Task directions
Set the listing down again exactly, please, apart from its pictures.

━━━━━━━━━━━━━━━━

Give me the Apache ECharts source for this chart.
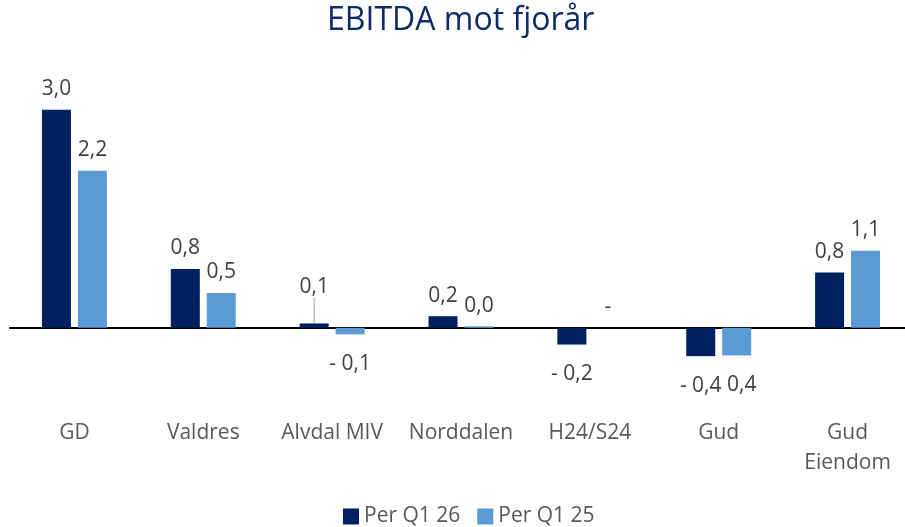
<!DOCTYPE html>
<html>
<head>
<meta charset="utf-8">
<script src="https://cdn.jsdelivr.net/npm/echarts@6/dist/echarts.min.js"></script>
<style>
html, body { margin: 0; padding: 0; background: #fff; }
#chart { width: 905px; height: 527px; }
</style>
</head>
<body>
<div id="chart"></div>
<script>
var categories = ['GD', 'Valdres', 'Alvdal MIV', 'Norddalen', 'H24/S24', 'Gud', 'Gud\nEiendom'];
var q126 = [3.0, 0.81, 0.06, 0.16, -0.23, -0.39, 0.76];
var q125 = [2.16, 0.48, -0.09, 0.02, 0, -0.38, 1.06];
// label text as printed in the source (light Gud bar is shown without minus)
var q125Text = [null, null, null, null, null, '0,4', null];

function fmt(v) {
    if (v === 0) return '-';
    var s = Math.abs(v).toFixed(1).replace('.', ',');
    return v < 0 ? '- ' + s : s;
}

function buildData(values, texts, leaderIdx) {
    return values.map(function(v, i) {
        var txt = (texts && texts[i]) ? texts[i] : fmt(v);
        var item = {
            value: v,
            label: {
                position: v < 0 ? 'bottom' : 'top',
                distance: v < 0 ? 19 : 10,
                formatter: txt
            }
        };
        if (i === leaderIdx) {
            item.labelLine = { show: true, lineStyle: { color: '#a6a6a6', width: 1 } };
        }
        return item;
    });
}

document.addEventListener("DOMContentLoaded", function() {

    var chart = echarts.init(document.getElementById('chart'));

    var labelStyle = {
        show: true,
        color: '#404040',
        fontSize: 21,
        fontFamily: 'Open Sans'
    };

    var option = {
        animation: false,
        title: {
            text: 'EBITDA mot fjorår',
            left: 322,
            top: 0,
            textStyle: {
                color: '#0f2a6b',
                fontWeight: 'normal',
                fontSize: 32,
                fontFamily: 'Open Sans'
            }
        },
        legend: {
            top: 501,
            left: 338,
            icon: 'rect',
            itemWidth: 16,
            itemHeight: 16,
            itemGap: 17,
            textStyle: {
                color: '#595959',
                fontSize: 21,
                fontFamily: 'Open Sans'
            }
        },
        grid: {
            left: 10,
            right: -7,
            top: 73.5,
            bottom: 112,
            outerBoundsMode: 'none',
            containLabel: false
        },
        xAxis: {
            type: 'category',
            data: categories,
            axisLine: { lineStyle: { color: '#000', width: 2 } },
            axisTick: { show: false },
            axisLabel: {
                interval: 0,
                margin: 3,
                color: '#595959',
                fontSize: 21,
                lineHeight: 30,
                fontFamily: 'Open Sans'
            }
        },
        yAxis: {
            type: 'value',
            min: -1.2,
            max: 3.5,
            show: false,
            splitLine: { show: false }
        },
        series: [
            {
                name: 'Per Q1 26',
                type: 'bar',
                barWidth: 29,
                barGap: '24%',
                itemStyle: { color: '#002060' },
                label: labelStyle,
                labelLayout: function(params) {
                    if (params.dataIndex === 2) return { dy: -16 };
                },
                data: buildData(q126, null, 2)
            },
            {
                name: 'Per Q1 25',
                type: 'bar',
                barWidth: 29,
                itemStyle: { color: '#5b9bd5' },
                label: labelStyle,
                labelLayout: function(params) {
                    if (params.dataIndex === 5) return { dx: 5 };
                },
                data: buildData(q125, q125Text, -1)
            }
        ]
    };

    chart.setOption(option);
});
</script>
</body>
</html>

━━━━━━━━━━━━━━━━

Task answer
Give me the Apache ECharts source for this chart.
<!DOCTYPE html>
<html>
<head>
<meta charset="utf-8">
<script src="https://cdn.jsdelivr.net/npm/echarts@6/dist/echarts.min.js"></script>
<style>
html, body { margin: 0; padding: 0; background: #fff; }
#chart { width: 905px; height: 527px; }
</style>
</head>
<body>
<div id="chart"></div>
<script>
var categories = ['GD', 'Valdres', 'Alvdal MIV', 'Norddalen', 'H24/S24', 'Gud', 'Gud\nEiendom'];
var q126 = [3.0, 0.81, 0.06, 0.16, -0.23, -0.39, 0.76];
var q125 = [2.16, 0.48, -0.09, 0.02, 0, -0.38, 1.06];
// label text as printed in the source (light Gud bar is shown without minus)
var q125Text = [null, null, null, null, null, '0,4', null];

function fmt(v) {
    if (v === 0) return '-';
    var s = Math.abs(v).toFixed(1).replace('.', ',');
    return v < 0 ? '- ' + s : s;
}

function buildData(values, texts, leaderIdx) {
    return values.map(function(v, i) {
        var txt = (texts && texts[i]) ? texts[i] : fmt(v);
        var item = {
            value: v,
            label: {
                position: v < 0 ? 'bottom' : 'top',
                distance: v < 0 ? 19 : 10,
                formatter: txt
            }
        };
        if (i === leaderIdx) {
            item.labelLine = { show: true, lineStyle: { color: '#a6a6a6', width: 1 } };
        }
        return item;
    });
}

document.addEventListener("DOMContentLoaded", function() {

    var chart = echarts.init(document.getElementById('chart'));

    var labelStyle = {
        show: true,
        color: '#404040',
        fontSize: 21,
        fontFamily: 'Open Sans'
    };

    var option = {
        animation: false,
        title: {
            text: 'EBITDA mot fjorår',
            left: 322,
            top: 0,
            textStyle: {
                color: '#0f2a6b',
                fontWeight: 'normal',
                fontSize: 32,
                fontFamily: 'Open Sans'
            }
        },
        legend: {
            top: 501,
            left: 338,
            icon: 'rect',
            itemWidth: 16,
            itemHeight: 16,
            itemGap: 17,
            textStyle: {
                color: '#595959',
                fontSize: 21,
                fontFamily: 'Open Sans'
            }
        },
        grid: {
            left: 10,
            right: -7,
            top: 73.5,
            bottom: 112,
            outerBoundsMode: 'none',
            containLabel: false
        },
        xAxis: {
            type: 'category',
            data: categories,
            axisLine: { lineStyle: { color: '#000', width: 2 } },
            axisTick: { show: false },
            axisLabel: {
                interval: 0,
                margin: 3,
                color: '#595959',
                fontSize: 21,
                lineHeight: 30,
                fontFamily: 'Open Sans'
            }
        },
        yAxis: {
            type: 'value',
            min: -1.2,
            max: 3.5,
            show: false,
            splitLine: { show: false }
        },
        series: [
            {
                name: 'Per Q1 26',
                type: 'bar',
                barWidth: 29,
                barGap: '24%',
                itemStyle: { color: '#002060' },
                label: labelStyle,
                labelLayout: function(params) {
                    if (params.dataIndex === 2) return { dy: -16 };
                },
                data: buildData(q126, null, 2)
            },
            {
                name: 'Per Q1 25',
                type: 'bar',
                barWidth: 29,
                itemStyle: { color: '#5b9bd5' },
                label: labelStyle,
                labelLayout: function(params) {
                    if (params.dataIndex === 5) return { dx: 5 };
                },
                data: buildData(q125, q125Text, -1)
            }
        ]
    };

    chart.setOption(option);
});
</script>
</body>
</html>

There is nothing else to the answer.